Hi,
Referring to CFAI book as below under 6.4 Managing Yield Curve Risk, To make the discussion more concrete, consider a portfolio of 1-year, 5-year, and 10-year zero-coupon bonds with $100 value in each position; total portfolio value is therefore $300. Also consider the hypothetical set of factor movements shown in the following table: Year 1 5 10 Parallel 1 1 1 Steepness -1 0 1 Curvature 1 0 1 Because DL is by definition sensitivity to a parallel shift, the proportional change in the portfolio value per unit shift (the line for a parallel movement in the table) is 5.3333 = 16/[(300)(0.01)]. The sensitivity for steepness movement can be calculated as follows (see the line for steepness movement in the table).

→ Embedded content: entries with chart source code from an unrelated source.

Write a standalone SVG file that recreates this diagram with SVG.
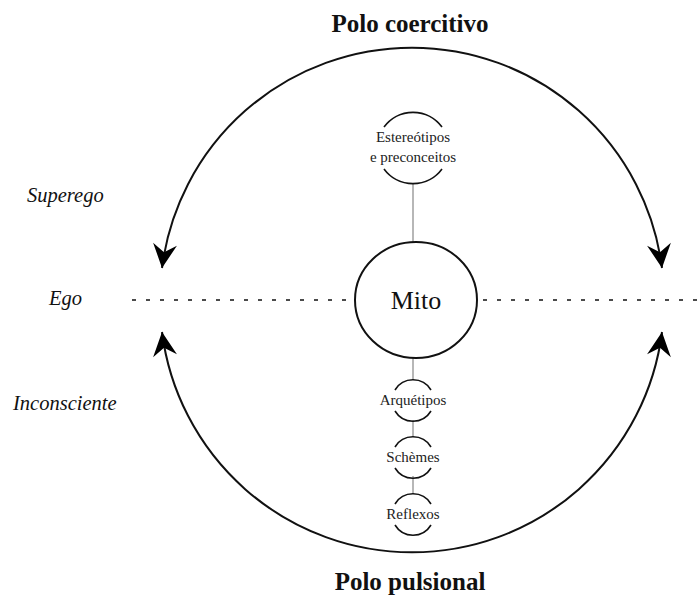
<svg xmlns="http://www.w3.org/2000/svg" width="700" height="595" viewBox="0 0 700 595">
<style>
  .title { font-size: 25px; font-weight: bold; text-anchor: middle; }
  .side { font-size: 20.5px; font-style: italic; }
  .node { font-size: 15px; text-anchor: middle; fill: #222; }
  .arc { fill: none; stroke: #111; stroke-width: 2; }
  .narc { fill: none; stroke: #111; stroke-width: 1.6; }
  .link { stroke: #999; stroke-width: 1.4; }
  .dots { stroke: #111; stroke-width: 1.6; stroke-dasharray: 4 10; }
</style>
<defs>
  <marker id="arrow" markerUnits="userSpaceOnUse" markerWidth="30" markerHeight="30" viewBox="-26 -15 30 30" refX="0" refY="0" orient="auto-start-reverse">
    <path d="M0,0 L-24,-12 L-16,0 L-24,12 Z" fill="#000"/>
  </marker>
</defs>
<rect width="700" height="595" fill="#fff"/>

<g font-family="'Liberation Serif', 'Times New Roman', Times, 'DejaVu Serif', serif" fill="#111">
<g id="titles">
  <text class="title" x="410" y="32">Polo coercitivo</text>
  <text class="title" x="410" y="590">Polo pulsional</text>
</g>

<g id="side-labels">
  <text class="side" x="27" y="202">Superego</text>
  <text class="side" x="49" y="305">Ego</text>
  <text class="side" x="13" y="410">Inconsciente</text>
</g>
</g>

<g id="connectors">
  <path class="arc" d="M162,268 A252,252 0 0 1 662,268" marker-start="url(#arrow)" marker-end="url(#arrow)"/>
  <path class="arc" d="M162,332 A252,252 0 0 0 662,332" marker-start="url(#arrow)" marker-end="url(#arrow)"/>
  <line class="dots" x1="132" y1="300" x2="355" y2="300"/>
  <line class="dots" x1="483" y1="300" x2="700" y2="300"/>
  <line class="link" x1="413" y1="184" x2="413" y2="242"/>
  <line class="link" x1="413" y1="358" x2="413" y2="380"/>
  <line class="link" x1="413" y1="420" x2="413" y2="437"/>
  <line class="link" x1="413" y1="476" x2="413" y2="494"/>
</g>

<g font-family="'Liberation Serif', 'Times New Roman', Times, 'DejaVu Serif', serif" fill="#111">
<g id="mito">
  <ellipse cx="416" cy="300" rx="61" ry="58" fill="#fff" stroke="#111" stroke-width="2"/>
  <text x="416" y="309" font-size="26" text-anchor="middle">Mito</text>
</g>

<g id="estereotipos">
  <path class="narc" d="M384,127 A36,36 0 0 1 442,127"/>
  <path class="narc" d="M384,169 A36,36 0 0 0 442,169"/>
  <text class="node" x="413" y="142">Estereótipos</text>
  <text class="node" x="413" y="162">e preconceitos</text>
</g>

<g id="arquetipos">
  <path class="narc" d="M395,390 A21,21 0 0 1 431,390"/>
  <path class="narc" d="M395,411 A21,21 0 0 0 431,411"/>
  <text class="node" x="413" y="405">Arquétipos</text>
</g>

<g id="schemes">
  <path class="narc" d="M395,447 A21,21 0 0 1 431,447"/>
  <path class="narc" d="M395,468 A21,21 0 0 0 431,468"/>
  <text class="node" x="413" y="462">Schèmes</text>
</g>

<g id="reflexos">
  <path class="narc" d="M395,504 A21,21 0 0 1 431,504"/>
  <path class="narc" d="M395,525 A21,21 0 0 0 431,525"/>
  <text class="node" x="413" y="519">Reflexos</text>
</g>
</g>
</svg>
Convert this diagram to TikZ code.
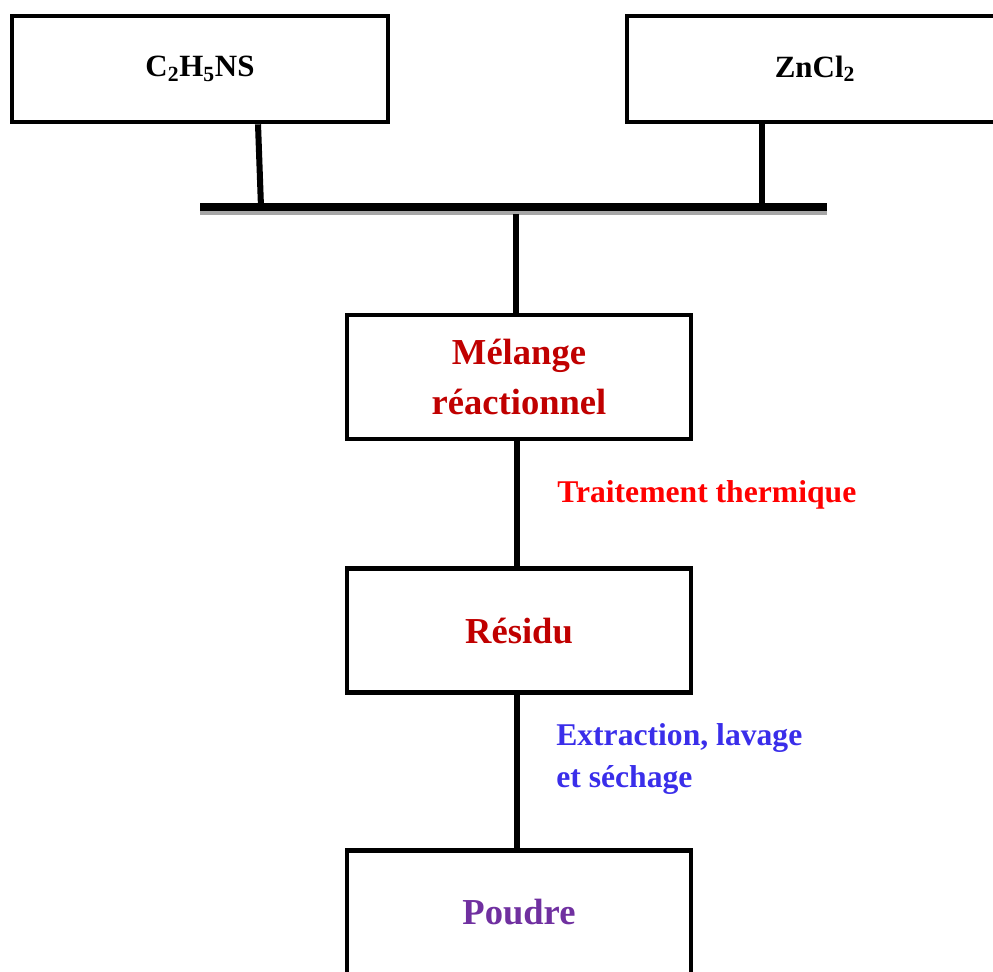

When the steepness makes an upward shift of 100 bps, it would result in a downward shift of 100 bps for the 1-year rate, resulting in a gain of $1, and an upward shift for the 10-year rate, resulting in a loss of $10. The change in value is therefore (1 – 10). Ds is the negative of the proportional change in price per unit change in this movement and in this case is 3.0 = –(1 – 10)/[(300)(0.01)]. Considering the line for curvature movement in the table, Dc = 3.6667 = (1 + 10)/[(300)(0.01)]. Thus, for our hypothetical bond portfolio, we can analyze the portfolio’s yield curve risk using Equation (22) ∆P/P=-5.33333∆XL - 3.0∆Xs -3.6667∆Xc
My question is pertaining to the Steepness portion bolded. Am I right to say that because of (-1) sensitivity for 1-year rate, thus we input -ve sign infront of the formula in order to obtain 3.0? If we switch the 1-year sensitivty and 10-year (Steepness) where 1-year sensitivity = (-1) & 10-year sensitivity = (1), does it mean that the formula change to -(-1+10/[(300)(0.01)] =-3 & Equation 22 will become
∆P/P=-5.33333∆XL + 3.0∆Xs -3.6667∆Xc?